よく考えてみると150℃は、炭火や薪では鎮火あとの「底火」なので、俗にお米を炊くときに「火をひいた」後で火が通る(※6)弱火とは違います。
整理してみましょう。
i. 弱火とは「じゅうじゅう」〜「ちょろちょろ」の間
ii. 直火(近火)は焼き炒めるときの火。炎の大きさで分ける。
・永く保たれる「大火力>中火(ちゅうび)>[小]」がある。
・ここでの[小]とは鎮火するときの火力だから料理には使われない。
iii. 遠火の強火より低いところに「調理器の火加減:強↔︎弱」がある。
家庭用調理器の火加減は「鍋底の温度」なのでそもそもが低い。
ここまで強火、中火、弱火の関係を火力だけでまとめると
中火>(弱火 ⊇ )遠火の強火>(調理器の強弱)>弱火
なぜ中火だけ音が変なのか謎は解けたのだが……
……こんなのゆとりには理解できよ。
火力で区別すると、とてつもなく可笑しなことになることだけはわかる。
いや、そもそも焼く炒めるの中火と煮炊きにつかう強火や弱火といった、調理法が違うものを横に並べるのが変ってだけだったりするのだけどね。
【注記】
※5:ここでは温度や火力のことを「火の勢いとその時のおおよその燃焼温度」といった漠然とした感じで捉えることにする。オーブンでもないのによく考えてみると、料理の温度管理など不可能だからだ。台所といった開かれた空間では気温、室温、人の気分にも影響されるからね。

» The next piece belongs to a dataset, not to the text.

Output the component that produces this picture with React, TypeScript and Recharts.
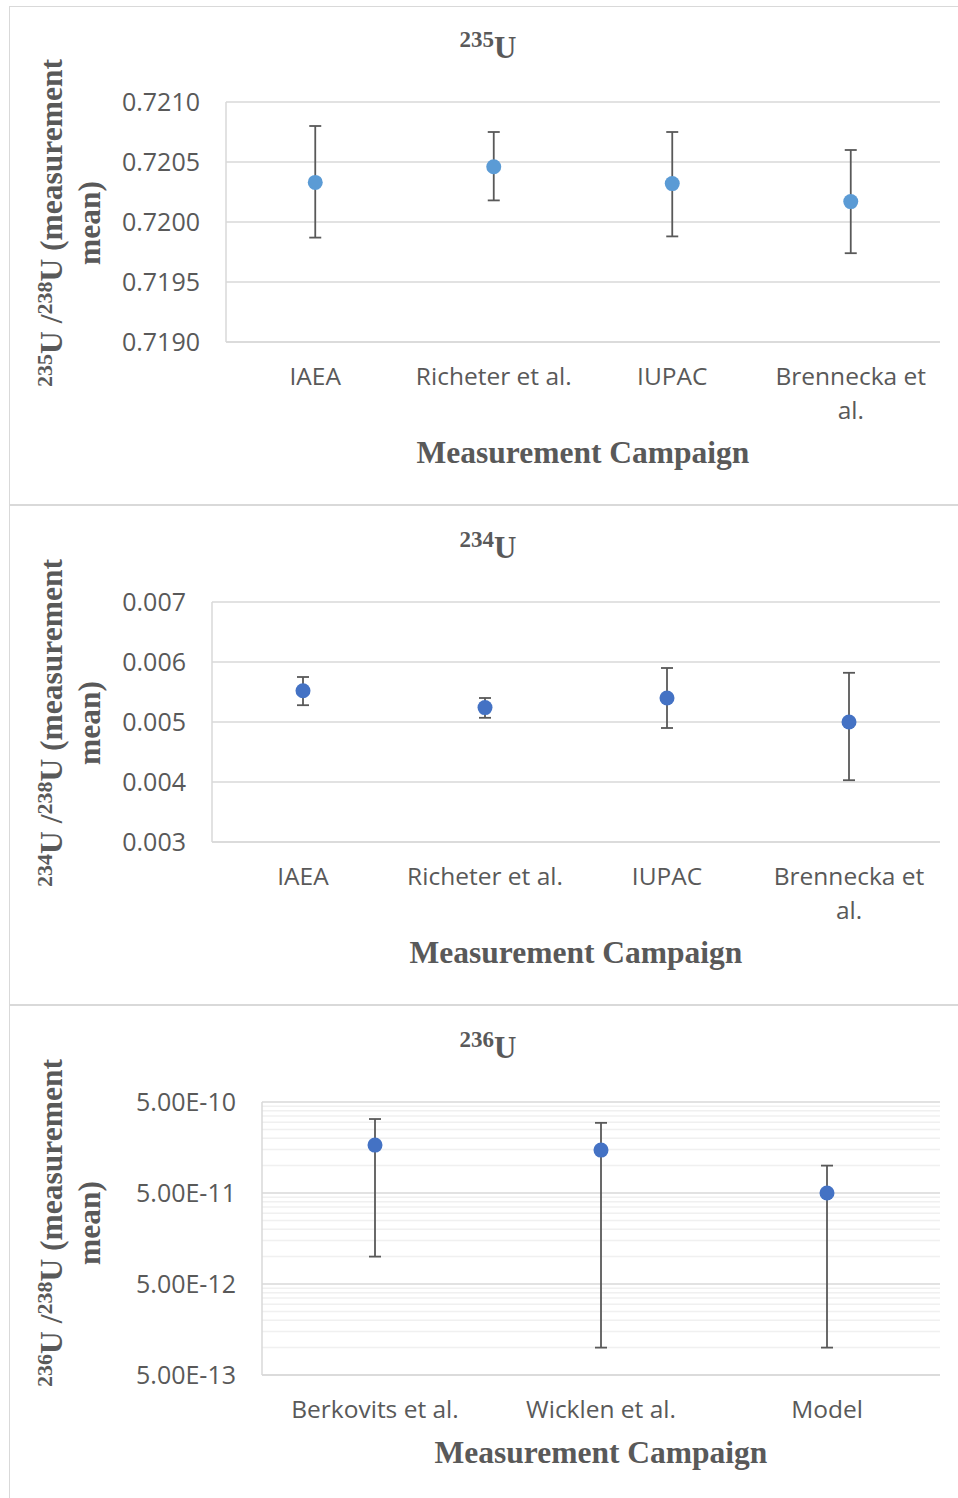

※6;薪どうしを『離す』ことで鎮火ができる。薪はお互いを輻射熱で高めるからだ。薪を減らし熾火を散らして消火することを「火をひく」という。教科書だと中火から弱火の20分間にあたる。
[まとめ]
火力(火の勢い)とは
・炎の大きさで「大>中」に分ける
・調節のしかたで「強>弱」に分ける
・設定温度では「大火>中火>弱火(とろび)≒遠火の強火>弱火(よわび)」
・家庭で扱う火はすべて「弱火(よわび)」
・「弱火(よわび)の『弱』」を「とろ火」と書くのは造語
思い返してみると昭和な時代、ガスレンジの低火力は強かった。調節などできず、煮込み料理は石油ストーブの上で作っていた。教科書でも火力の違いでわけておらず、さらに弱い火もわかち書きで「とろ火」だった。
それ以前の料理書では仕上がりの違いで「とろ火」には、『瀞火』、『文火』といった漢字が当てられている。火力の違いでなくおおまかに係る時間の違いだ。
変わったのは平成になってから。どうやらこれは確実なようだが、検索で分かった範囲だと弱火(よわび)と呼びはじめたのはYahoo知恵袋が出所のようだった。ただし、出典も根拠もどうもはっきりしない。なぜそういった思い込みが生まれたのか気になるところだが、さらに調査を続けてみたい。
弱火(よわび)とはネットで広がったデマだったようだ。
ネットデマは再生産されやすく騙される。典型的な例なのかもしれない。